Song detailed the operational mechanics of Runes, which involves issuing assets that can conflict in name, leading to a unique challenge. If two assets are named the same, the protocol defaults to not issuing the newer asset if a name conflict exists, hence simplifying the process but creating problematic incentives. This simplicity leads to a strategic game among users who attempt to register asset names first by paying higher fees, a practice known as “sniping.”

This sniping has escalated into a competitive and costly frenzy, often likened to a “One Dollar Auction,” where participants irrationally overpay in fees to secure asset names, a dynamic resulting in significant fee increases. Song highlights the usage of Replace-By-Fee (RBF) transactions as a strategy to outbid competitors in this asset-naming race, further inflating the fees.

Moreover, Jimmy Song pointed out the role of miners in this new fee landscape. Miners can influence which transactions are processed first, potentially prioritizing transactions based on fees offered, adding another layer of strategy and complexity to transaction processing under the Runes protocol.

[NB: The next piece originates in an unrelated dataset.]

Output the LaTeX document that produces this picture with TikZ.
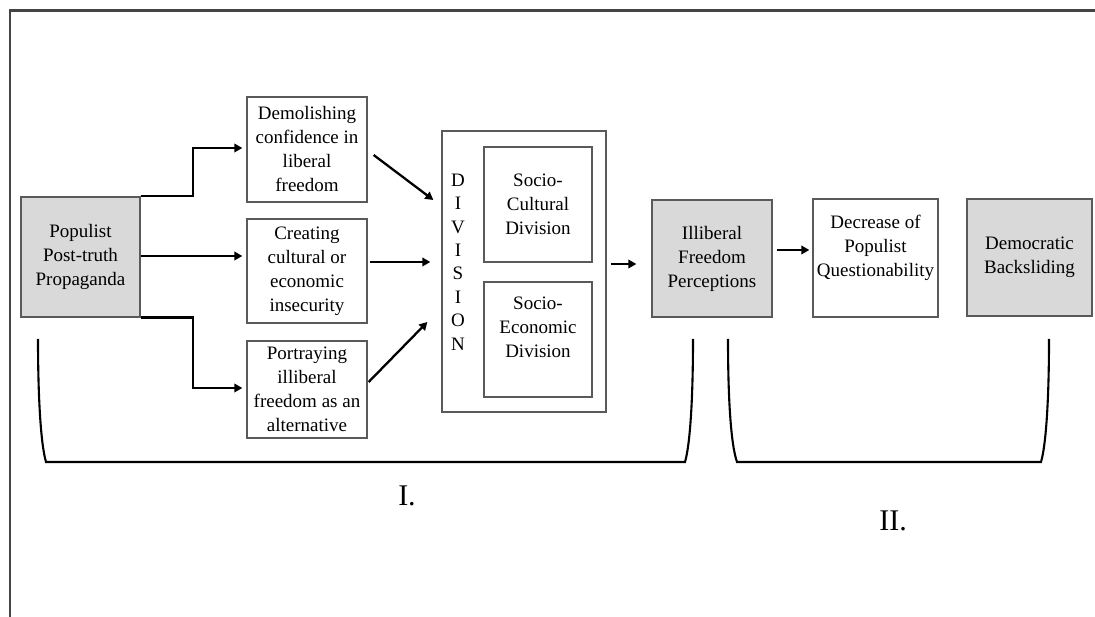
\documentclass[tikz,border=0pt]{standalone}
\usepackage{fontspec}
\setmainfont{Liberation Serif}
\usetikzlibrary{arrows.meta,calc}
\definecolor{boxfill}{HTML}{D9D9D9}
\definecolor{boxline}{HTML}{5A5A5A}
\definecolor{frameline}{HTML}{444444}
\begin{document}
\begin{tikzpicture}[x=1pt,y=-1pt,
  box/.style={draw=boxline, line width=1.3pt, align=center, inner sep=0pt,
    font=\fontsize{19}{24}\selectfont},
  grey/.style={box, fill=boxfill},
  arr/.style={line width=2.3pt, -{Triangle[length=8pt,width=8.5pt]}},
  brk/.style={line width=2.1pt, black},
  roman/.style={font=\fontsize{30}{30}\selectfont, anchor=base, inner sep=0pt}]
\useasboundingbox (0,0) rectangle (1095,617);
% frame
\draw[line width=2.2pt, draw=frameline] (10,617) -- (10,10.5) -- (1095,10.5);
% boxes
\node[grey, minimum width=119pt, minimum height=120pt] (pop) at (80.5,257) {Populist\\Post-truth\\Propaganda};
\node[box, minimum width=120pt, minimum height=105pt] (dem) at (307,149.5) {Demolishing\\confidence in\\liberal\\freedom};
\node[box, minimum width=120pt, minimum height=104pt] (cre) at (307,271) {Creating\\cultural or\\economic\\insecurity};
\node[box, minimum width=120pt, minimum height=97pt] (por) at (307,389.5) {Portraying\\illiberal\\freedom as an\\alternative};
\node[box, minimum width=164pt, minimum height=281pt] (div) at (524,271.5) {};
\node[box, font=\fontsize{19}{23.4}\selectfont, draw=none] (divlbl) at (458,262) {D\\I\\V\\I\\S\\I\\O\\N};
\node[box, minimum width=108pt, minimum height=115pt] (soc) at (538,204.5) {Socio-\\Cultural\\Division};
\node[box, minimum width=108pt, minimum height=115pt] (eco) at (538,339.5) {Socio-\\Economic\\Division\\\mbox{}};
\node[grey, minimum width=120pt, minimum height=117pt] (ill) at (712,258.5) {Illiberal\\Freedom\\Perceptions};
\node[box, minimum width=125pt, minimum height=118pt] (dec) at (875.5,258) {Decrease of\\Populist\\Questionability\\\mbox{}};
\node[grey, minimum width=125pt, minimum height=117pt] (dbs) at (1029.5,257.5) {Democratic\\Backsliding};
% connectors
\draw[arr] (pop.north east) -- ++(52,0) |- ($(dem.west)+(-4,-1.5)$);
\draw[arr] ($(pop.east)+(0,-1)$) -- ($(pop.east -| cre.west)+(-4,-1)$);
\draw[arr] (pop.south east) -- ++(52,0) |- ($(por.west)+(-4,-1.5)$);
\draw[arr] ($(dem.east)+(6,5.5)$) -- ($(div.west)+(-8,-71.5)$);
\draw[arr] ($(cre.east)+(2,-9)$) -- ($(div.west)+(-11,-9.5)$);
\draw[arr] ($(por.east)+(1,-7.5)$) -- ($(div.west)+(-14,50.5)$);
\draw[arr] ($(div.east)+(4,-7.5)$) -- ($(ill.west)+(-15,5.5)$);
\draw[arr] ($(ill.east)+(4,-8.5)$) -- ($(dec.west)+(-3,-8)$);
% brackets
\draw[brk] (38,339) .. controls (38,400) and (41,445) .. (46,462) -- (685,462)
  .. controls (690,445) and (693,400) .. (693,339);
\draw[brk] (728,339) .. controls (728,400) and (731,445) .. (737,462) -- (1041,462)
  .. controls (1046,445) and (1049,400) .. (1049,339);
% labels
\node[roman] (l1) at (407,505) {I.};
\node[roman] (l2) at (893,530) {II.};
\end{tikzpicture}
\end{document}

Furthermore, Song raised significant concerns regarding the sustainability and strategic implications of the Runes protocol. He noted that the high fees associated with Runes—often reaching 1000 sats/vbyte—are not only unprecedented but have also overshadowed almost every other transaction type on the network. He mentioned that the financial and operational impact is substantial, with over $20 million in fees generated in just the first 18 blocks after the halving. Song went on to say that at this pace, the daily expenditure on Runes issuance could escalate to $150 million, leading to a projected weekly spend of around $1 billion, a rate Song views as unsustainable in the long term.

On the same day, crypto analyst Dylan LeClair also voiced concerns over the escalating transaction fees on Bitcoin, attributing the spike to the launch of a new token protocol named Runes. According to LeClair, this protocol, which debuted on block 840,000 and utilizes a Bitcoin script function called Op_Return, has significantly influenced fee levels. He criticized the protocol, labeling it as “pure degenerate speculation” due to its lack of promised utility or benefits beyond mere speculative trading.

LeClair warned the crypto community about the financial risks associated with investing in what he refers to as “memecoins,” especially when transaction fees are exorbitantly high. He stressed that such speculative activities are essentially a negative sum game, suggesting that the costs could outweigh any potential gains. Moreover, he emphasized the importance of proper UTXO (Unspent Transaction Output) management as a critical practice in such high fee environments, indicating that this scenario might persist for an extended period.